En la abundante prosa, entre falsamente posmoderna y locamente medieval, que estamos recibiendo los ciudadanos como un diluvio de improperios y promesas en estos tiempos de política agrietada, se echa en falta que algún partido dedique a la Iglesia católica aunque sea una pizca volandera y mendaz de su discurso fiscal. Cuando decimos fiscal no nos referimos solo a los impuestos más temibles u osados, ante cuyas siglas tiembla el misterio, sino a esas cantidades que van y vienen y por el camino se entretienen. Hablamos de saqueos del patrimonio, exenciones, subvenciones, “dame argo”, visitas papales y otros eventos con foto.

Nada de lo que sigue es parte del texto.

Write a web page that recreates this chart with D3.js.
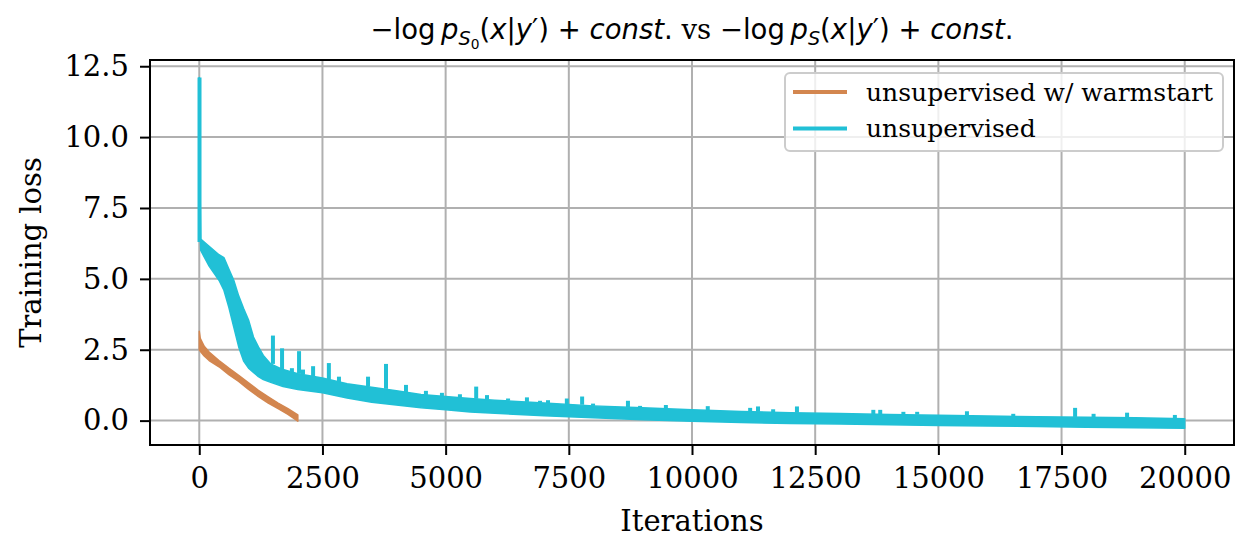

Sabemos más o menos cuánto nos cuesta un obispo y su constelación de trabajadores del apostolado, incluida la explotación femenina, así como también el necesario mantenimiento del patrimonio cultural religioso, incluidas mezquitas y sinagogas monumentales. Pero no estaría de más que los constitucionalistas, entre los que me encuentro, se leyeran la Constitución como lo hace tan aplicadamente en el coche oficial el señor Casado, y propusieran cerrar con hilo de tripa de gato, el más resistente, los costurones por los que se va tanto dinero. No digo yo que cambiemos la Constitución, lo que no es fácil a causa de su blindaje, pero sería sensato dar un repaso a lo referente a la religión y el culto (artículos 16 y 27). Pues con motivo de la endeble y miedosa Transición, nos están haciendo tragar a los ciudadanos patriotas los gastos, no siempre discretos ni caritativos, de los obispos, arzobispos y cardenales, así como sus falacias, en las que son maestros.
Sé que es una impertinencia que en momentos tan tremendos como el que estamos pasando, cuando todo va a cambiar para quedarse en lo mismo, salga a relucir la frivolidad de invocar los destarifos de la Iglesia, estando los partidos de ultraderecha, derecha, derecha liberal, centroizquierda y demás, enzarzados en una rabiosa disputa por ver quién de ellos es más cercano al centro, donde dicen que reside la Utopía. Un centro, por otra parte, escorado por una república de juguete que se va al traste por estribor.
Sacar ahora a colación que en este país anómalo tenemos una iglesia depredadora, parece una broma. Sin embargo, y ya que en las campañas estamos jugando sobre todo con palabras, lemas rancios y banderas de plástico, no estaría de más que algún partido que se diga de izquierdas vaya pensando y diciendo que no sólo nos defraudan Microsoft, la banca, las grandes empresas y las grandes fortunas, sino también la Iglesia católica. Ella, con la suavidad untuosa y tóxica que la caracteriza; las otras, con insigne petulancia.